JOHN QUINN: What should somebody do if they feel that they've been the victim of AI defamation. What actions can you take?
BOBBY SCHWARTZ: Most of the platforms, I think all of the platforms have systems monitors, complaint procedures where you can bring to their attention an issue or a problem. And especially if it's built, baked into a social media platform, which is often the case, so that if somebody has posted something and even if it had nothing to do with an AI-generated output.
But if somebody's unhappy with something, somebody posts, there are mechanisms, they're not very effective. They're not overseen, if you will, by some statutory rubric. Like the Digital Millennium Copyright Act is for copyright infringement, but you have that recourse, and you can contact the platform, you can contact the user.
I think there, given the volume of this activity, it's impossible for the platforms to be able to meaningfully respond to it, take things down. Whatever they can do, realistically they will, but I don't think you should assume it. And the other problem with protecting your rights here is usually you're just confronted with some user handle that could be in a private mode you in other words, you may not be able to contact that person. You may not be able to even sue them other than through a pseudonym. You might have to sue the entity to get them to compel them to tell you who the user is so that you can then actually file a lawsuit against them as a real human being.

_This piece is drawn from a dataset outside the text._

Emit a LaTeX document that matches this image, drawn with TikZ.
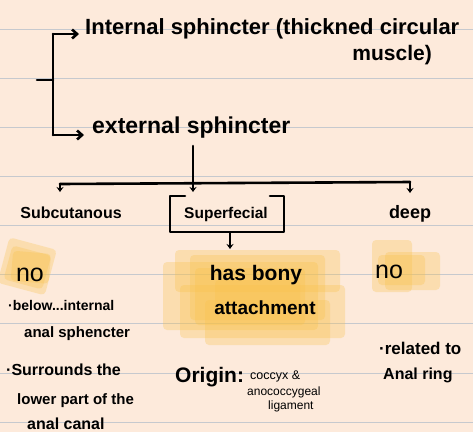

It's very hard to enforce these rights for defamation.
JOHN QUINN: It sounds to me like this is the intersection of law and defamation and AI and these cases that are coming up are interesting developments, but it doesn't sound to me like it has legs unless there are fundamental. We recognize fundamental changes in the law of defamation. Marie, do you agree with that?
MARIE HAYRAPETIAN: I definitely agree with that. Definition is usually described as an intentional tort, but that's a little bit misleading 'cause you don't have to intend to hurt someone. People defame others by accident all the time. What you need to have is to have meant to publish the statement, and AI starts to break that framework because in these cases, nobody really meant to publish the defamatory statement.
The user asked an innocent question, the company built a product and warned it might make mistakes. The model just predicted the next word. That's how these things work at their core. It's not retrieving facts like a search engine. It's assembling language based on patterns. So the harm can be real, but the causal chain can be clear, but nobody fits neatly into the traditional definition of a publisher. And in some sense, everyone did something reasonable and someone still got hurt and fault based tort law doesn't have a great answer for that, which raises a bigger question, do we eventually need a different framework entirely.
And one possibility people have been talking about is product liability, so you don't sue forward by proving they intended your airbag to fail, you show the product was defective and caused harm, and applying that idea to AI-generated speech would be a major shift. But these are commercial products deployed at massive scale, and the harms are foreseeable. So no court has gone there yet. It's just what we see people writing about.
JOHN QUINN: That's an interesting thought. Thank you both. Bobby Schwartz, Marie Hayrapetian. Thank you for joining us to talk about AI and defamation. This is John Quinn. This has been Law, disrupted.